Making time for reflection and connecting with your own desires, vision, and goals in an investment that always pays in rewards, many of which are not predictable. 

A personal mission statement is distinct from a vision or a bucket list. And, unlike a company or team mission statement, it’s really just for you…it’s personal. Yes, you can choose to share it (I’ll show you mine later in this article), but it only needs to speak to you, make sense to you, inspire you.  

The exercise of writing your mission starts with asking yourself questions. Self-reflection can reveal profound truths. Give yourself the gift of the time and space to do this. I’ll show you how to do it in much less time than you may think.

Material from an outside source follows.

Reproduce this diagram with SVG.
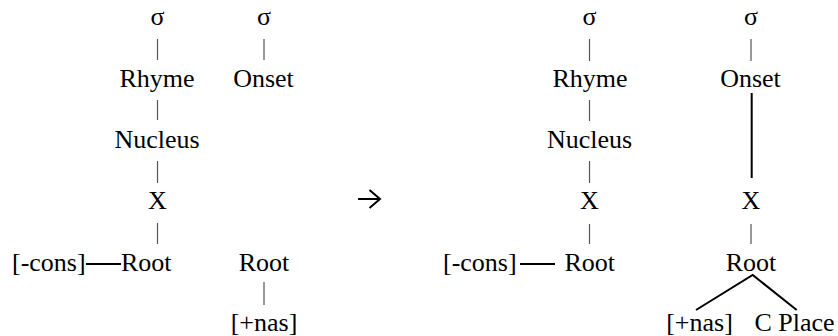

Resources, books, and articles by Stephen Covey and others provide in-depth explanations and instructions on capturing, stuffing and mounting a massive mission statement.  You can find guides to articulating your values, principles, and life achievement goals as part of the process. This could be a good exercise for a weekend retreat, though I’ve read that some suggest it can take you “weeks or months.” 

One personal development author’s book is Your Personal Mission Statement: Your Roadmap to Happiness (Michal Stawiki). I have not read this book, but it comes highly recommended for those who want to deep-dive into this exercise.  Stawiki notes that his recipe for making a personal mission statement is: “examine yourself to the verge of insanity; use imagination; write everything down.”

Every Carpe Diem! article I write is to empower and encourage leadership, in many forms and in various roles in life. I recommend writing a personal mission statement because I know it will help focus your lens as a leader.  A personal mission statement will get stale or grow fuzzy, so you need to create a new one that gives you clarity and inspiration right now. 

Set aside 5-15 minutes and follow along with the template shown here, and you’ll have a personal mission statement.  You can build on it later if you want to expand the exercise.

I will use my (strength, gift, talent, skill, or passion) and my (other strength, gift, talent, skill, or passion) to (act) and to (act), so that (the big-picture impact, or how the world will improve). 

I will use my (___________________) and my (___________________) to (________________) and to (_______________), so that (________________________________). 

Be specific, not general, until the statement feels crystallized.  Here is an example I found that is very close to the format I use and teach. Amanda is an award-winning entrepreneur and financial expert.

To use my gifts of intelligence, charisma, and serial optimism to cultivate the self-worth and net-worth of women around the world” —Amanda Steinberg, Dailyworth.com

And here is one I wrote recently to include in the back of the new edition of my book, The Kaizen Method to Living a Healthy Lifestyle.

Personal Mission Statement

My mission is to use my experience and curiosity

to distinguish and communicate what Life continuously teaches,

to encourage myself and others to discover and strengthen our individual gifts,

express them in the world, and contribute to the evolution of appreciation.

—Barbara Dee

My personal version (not in my book) ends the statement with “…the evolution of human intelligence.” By that, I am including emotional intelligence. But my book editor suggested I change it and so the above version is public, and it works because I am writing a book on appreciation (because I think it is so important, misunderstood, and missing). 

The template I gave you above is a useful guide but leaves room for how you want to express yourself to yourself.  Adapt it to work for you. Once you have your statement, you may want to write a short version, too.  Here’s a great example: 

“To make people happy” —Walt Disney, Founder of Walt Disney Productions

One can imagine the first part of his personal mission statement if he had used my template. Certainly, it would include “use my gift of being a visionary.” 

Once you have your statement (good enough…not perfect!), think of several ways you can keep it present for you.  You can write it on a card, frame it to sit on your desk. Put it in your phone and have it be a reminder every day. Use it during meditation. Memorize it and say it to yourself in the shower. Laminate a small copy and put on your key ring. 

Get creative, because the more you absorb it, the better you’ll reflect it.